■ **Aim of the task**
Restate each line of the listing exactly, without carrying over any pictures.

■ **Data section**

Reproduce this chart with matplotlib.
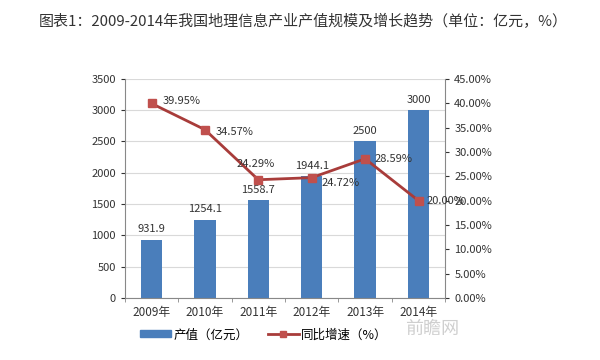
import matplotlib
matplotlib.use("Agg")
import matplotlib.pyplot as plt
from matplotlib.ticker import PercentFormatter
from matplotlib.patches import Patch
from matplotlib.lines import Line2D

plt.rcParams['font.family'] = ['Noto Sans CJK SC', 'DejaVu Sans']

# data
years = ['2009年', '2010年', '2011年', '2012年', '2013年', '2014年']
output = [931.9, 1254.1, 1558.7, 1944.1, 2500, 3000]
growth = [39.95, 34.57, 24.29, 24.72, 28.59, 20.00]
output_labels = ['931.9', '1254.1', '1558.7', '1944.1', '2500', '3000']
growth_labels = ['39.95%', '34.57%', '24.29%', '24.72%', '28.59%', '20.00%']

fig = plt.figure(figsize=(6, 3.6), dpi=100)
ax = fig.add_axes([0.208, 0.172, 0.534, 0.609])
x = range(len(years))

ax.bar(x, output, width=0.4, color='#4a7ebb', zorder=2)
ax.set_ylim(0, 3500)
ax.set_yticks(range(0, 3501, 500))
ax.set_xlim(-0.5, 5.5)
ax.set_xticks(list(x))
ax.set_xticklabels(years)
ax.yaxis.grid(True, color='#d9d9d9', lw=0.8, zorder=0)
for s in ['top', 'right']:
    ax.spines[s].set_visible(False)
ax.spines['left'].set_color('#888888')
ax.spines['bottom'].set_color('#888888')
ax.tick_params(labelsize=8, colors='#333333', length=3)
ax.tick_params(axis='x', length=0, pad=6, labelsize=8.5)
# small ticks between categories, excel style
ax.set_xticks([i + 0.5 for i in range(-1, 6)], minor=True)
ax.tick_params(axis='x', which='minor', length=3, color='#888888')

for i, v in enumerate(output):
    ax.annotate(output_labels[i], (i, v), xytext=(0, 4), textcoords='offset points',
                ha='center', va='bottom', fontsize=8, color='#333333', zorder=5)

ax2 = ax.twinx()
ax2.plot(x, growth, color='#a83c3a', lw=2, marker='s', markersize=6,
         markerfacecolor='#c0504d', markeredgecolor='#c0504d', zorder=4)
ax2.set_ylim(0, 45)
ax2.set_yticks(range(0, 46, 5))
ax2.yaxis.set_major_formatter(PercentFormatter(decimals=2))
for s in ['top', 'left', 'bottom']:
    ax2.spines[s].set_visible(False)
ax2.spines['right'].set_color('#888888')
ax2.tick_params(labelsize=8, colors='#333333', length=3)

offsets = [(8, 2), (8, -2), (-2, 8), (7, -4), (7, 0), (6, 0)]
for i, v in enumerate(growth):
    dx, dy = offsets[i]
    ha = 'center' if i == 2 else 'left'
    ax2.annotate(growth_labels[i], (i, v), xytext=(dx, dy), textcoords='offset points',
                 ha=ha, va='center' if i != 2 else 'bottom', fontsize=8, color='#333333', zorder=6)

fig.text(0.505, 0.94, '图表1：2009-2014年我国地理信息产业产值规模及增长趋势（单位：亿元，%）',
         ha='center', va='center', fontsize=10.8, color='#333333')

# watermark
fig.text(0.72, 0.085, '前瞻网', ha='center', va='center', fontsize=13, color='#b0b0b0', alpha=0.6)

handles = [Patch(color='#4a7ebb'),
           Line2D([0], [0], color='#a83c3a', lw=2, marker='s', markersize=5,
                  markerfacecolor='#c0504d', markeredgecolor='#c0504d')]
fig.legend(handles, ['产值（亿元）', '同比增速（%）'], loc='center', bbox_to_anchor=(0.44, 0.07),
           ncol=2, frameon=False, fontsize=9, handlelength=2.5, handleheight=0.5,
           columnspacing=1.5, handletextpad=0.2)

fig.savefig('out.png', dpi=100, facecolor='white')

■ **Response to the task**
Reproduce this chart with matplotlib.
import matplotlib
matplotlib.use("Agg")
import matplotlib.pyplot as plt
from matplotlib.ticker import PercentFormatter
from matplotlib.patches import Patch
from matplotlib.lines import Line2D

plt.rcParams['font.family'] = ['Noto Sans CJK SC', 'DejaVu Sans']

# data
years = ['2009年', '2010年', '2011年', '2012年', '2013年', '2014年']
output = [931.9, 1254.1, 1558.7, 1944.1, 2500, 3000]
growth = [39.95, 34.57, 24.29, 24.72, 28.59, 20.00]
output_labels = ['931.9', '1254.1', '1558.7', '1944.1', '2500', '3000']
growth_labels = ['39.95%', '34.57%', '24.29%', '24.72%', '28.59%', '20.00%']

fig = plt.figure(figsize=(6, 3.6), dpi=100)
ax = fig.add_axes([0.208, 0.172, 0.534, 0.609])
x = range(len(years))

ax.bar(x, output, width=0.4, color='#4a7ebb', zorder=2)
ax.set_ylim(0, 3500)
ax.set_yticks(range(0, 3501, 500))
ax.set_xlim(-0.5, 5.5)
ax.set_xticks(list(x))
ax.set_xticklabels(years)
ax.yaxis.grid(True, color='#d9d9d9', lw=0.8, zorder=0)
for s in ['top', 'right']:
    ax.spines[s].set_visible(False)
ax.spines['left'].set_color('#888888')
ax.spines['bottom'].set_color('#888888')
ax.tick_params(labelsize=8, colors='#333333', length=3)
ax.tick_params(axis='x', length=0, pad=6, labelsize=8.5)
# small ticks between categories, excel style
ax.set_xticks([i + 0.5 for i in range(-1, 6)], minor=True)
ax.tick_params(axis='x', which='minor', length=3, color='#888888')

for i, v in enumerate(output):
    ax.annotate(output_labels[i], (i, v), xytext=(0, 4), textcoords='offset points',
                ha='center', va='bottom', fontsize=8, color='#333333', zorder=5)

ax2 = ax.twinx()
ax2.plot(x, growth, color='#a83c3a', lw=2, marker='s', markersize=6,
         markerfacecolor='#c0504d', markeredgecolor='#c0504d', zorder=4)
ax2.set_ylim(0, 45)
ax2.set_yticks(range(0, 46, 5))
ax2.yaxis.set_major_formatter(PercentFormatter(decimals=2))
for s in ['top', 'left', 'bottom']:
    ax2.spines[s].set_visible(False)
ax2.spines['right'].set_color('#888888')
ax2.tick_params(labelsize=8, colors='#333333', length=3)

offsets = [(8, 2), (8, -2), (-2, 8), (7, -4), (7, 0), (6, 0)]
for i, v in enumerate(growth):
    dx, dy = offsets[i]
    ha = 'center' if i == 2 else 'left'
    ax2.annotate(growth_labels[i], (i, v), xytext=(dx, dy), textcoords='offset points',
                 ha=ha, va='center' if i != 2 else 'bottom', fontsize=8, color='#333333', zorder=6)

fig.text(0.505, 0.94, '图表1：2009-2014年我国地理信息产业产值规模及增长趋势（单位：亿元，%）',
         ha='center', va='center', fontsize=10.8, color='#333333')

# watermark
fig.text(0.72, 0.085, '前瞻网', ha='center', va='center', fontsize=13, color='#b0b0b0', alpha=0.6)

handles = [Patch(color='#4a7ebb'),
           Line2D([0], [0], color='#a83c3a', lw=2, marker='s', markersize=5,
                  markerfacecolor='#c0504d', markeredgecolor='#c0504d')]
fig.legend(handles, ['产值（亿元）', '同比增速（%）'], loc='center', bbox_to_anchor=(0.44, 0.07),
           ncol=2, frameon=False, fontsize=9, handlelength=2.5, handleheight=0.5,
           columnspacing=1.5, handletextpad=0.2)

fig.savefig('out.png', dpi=100, facecolor='white')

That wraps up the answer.